Lower Denticity Leading to Higher Stability: Structural and Solution Studies of Ln(III)–OBETA Complexes

The heptadentate ligand OBETA (2,2′-oxybis­(ethylamine)-N,N,N′,N′-tetraacetic acid) was reported to form complexes with Ln3+ ions more stable than those formed by the octadentate and more popular congener EGTA (ethylene glycol O,O′-bis­(ethylamine)-N,N,N′,N′-tetraacetic acid). The structural features leading to this puzzling coordination paradox were investigated by X-ray diffraction, solution state NMR, molecular modeling, and relaxometric studies.

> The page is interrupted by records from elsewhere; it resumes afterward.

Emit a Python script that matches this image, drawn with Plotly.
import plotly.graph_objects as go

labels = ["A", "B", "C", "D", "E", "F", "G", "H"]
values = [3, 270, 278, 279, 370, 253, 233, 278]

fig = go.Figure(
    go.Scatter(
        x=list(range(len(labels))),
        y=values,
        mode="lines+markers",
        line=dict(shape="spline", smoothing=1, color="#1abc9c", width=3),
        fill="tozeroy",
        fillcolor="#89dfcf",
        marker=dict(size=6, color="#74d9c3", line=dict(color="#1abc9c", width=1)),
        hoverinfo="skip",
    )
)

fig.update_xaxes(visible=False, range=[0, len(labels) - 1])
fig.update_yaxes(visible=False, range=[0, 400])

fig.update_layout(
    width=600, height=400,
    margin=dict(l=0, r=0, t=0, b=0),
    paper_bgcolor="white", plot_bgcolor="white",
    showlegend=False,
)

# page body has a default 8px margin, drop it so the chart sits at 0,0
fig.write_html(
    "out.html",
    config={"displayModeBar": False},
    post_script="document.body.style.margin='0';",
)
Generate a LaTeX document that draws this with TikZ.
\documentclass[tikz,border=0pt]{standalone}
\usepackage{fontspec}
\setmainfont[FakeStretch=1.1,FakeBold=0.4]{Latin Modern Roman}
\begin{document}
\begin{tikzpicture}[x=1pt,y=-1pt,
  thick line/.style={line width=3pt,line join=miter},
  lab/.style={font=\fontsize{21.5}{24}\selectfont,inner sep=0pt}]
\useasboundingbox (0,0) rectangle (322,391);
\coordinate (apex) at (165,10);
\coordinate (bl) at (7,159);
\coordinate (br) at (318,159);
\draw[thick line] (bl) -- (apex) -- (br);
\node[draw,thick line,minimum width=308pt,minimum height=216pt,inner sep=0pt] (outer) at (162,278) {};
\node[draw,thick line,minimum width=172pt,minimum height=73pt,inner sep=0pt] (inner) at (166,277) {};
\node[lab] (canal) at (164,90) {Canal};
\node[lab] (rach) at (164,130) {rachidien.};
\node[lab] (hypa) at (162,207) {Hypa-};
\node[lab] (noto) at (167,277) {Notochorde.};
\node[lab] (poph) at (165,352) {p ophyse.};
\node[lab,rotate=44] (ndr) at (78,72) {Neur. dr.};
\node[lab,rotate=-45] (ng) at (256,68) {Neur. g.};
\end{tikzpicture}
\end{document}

The stability constant of Gd­(OBETA) (log KGdL = 19.37, 0.1 M KCl) is 2 orders of magnitude higher than that of the higher denticity analogue Gd­(EGTA) (log KGdL = 17.66, 0.1 M KCl). The half-lives (t1/2) for the dissociation reactions of Gd­(OBETA) and Gd­(EGTA) ([Cu2+]tot = 0.2 mM, [Cit3–]tot = 0.5 mM, [PO43–]tot = 1.0 mM, and [CO32–]tot = 25 mM at pH = 7.4 and 25 °C in 0.1 M KCl solution) are 6.8 and 0.63 h, respectively, reflecting the much higher inertness of Gd­(OBETA) near physiological conditions. NMR studies and DFT calculations using the B3LYP functional and a large-core ECP indicate that the [Gd­(OBETA)­(H2O)2]− complex most likely exists in solution as the Δ­(λλ)­(δδδδ)A/Λ­(δδ)­(λλλλ)A enantiomeric pair, with an activation free energy for the enantiomerization process of ∼40 kJ·mol–1. The metal ion is nine-coordinate by seven donor atoms of the ligand and two inner-sphere water molecules. The X-ray crystal structure of [C­(NH2)3]3[Lu­(OBETA)­(CO3)]·2H2O is in agreement with the predictions of DFT calculations, the two coordinated water molecules being replaced by a bidentate carbonate anion. The 1H NMRD and 17O NMR study revealed that the two inner-sphere water molecules in Gd­(OBETA) are endowed with a relatively fast water exchange rate (kex298 = 13 × 106 s–1). The higher thermodynamic stability and inertness of Ln­(OBETA) complexes, peaking in the center of the 4f series, combined with the presence of two coordinated water molecules suggests that Gd­(OBETA) is a promising paramagnetic probe for MRI applications.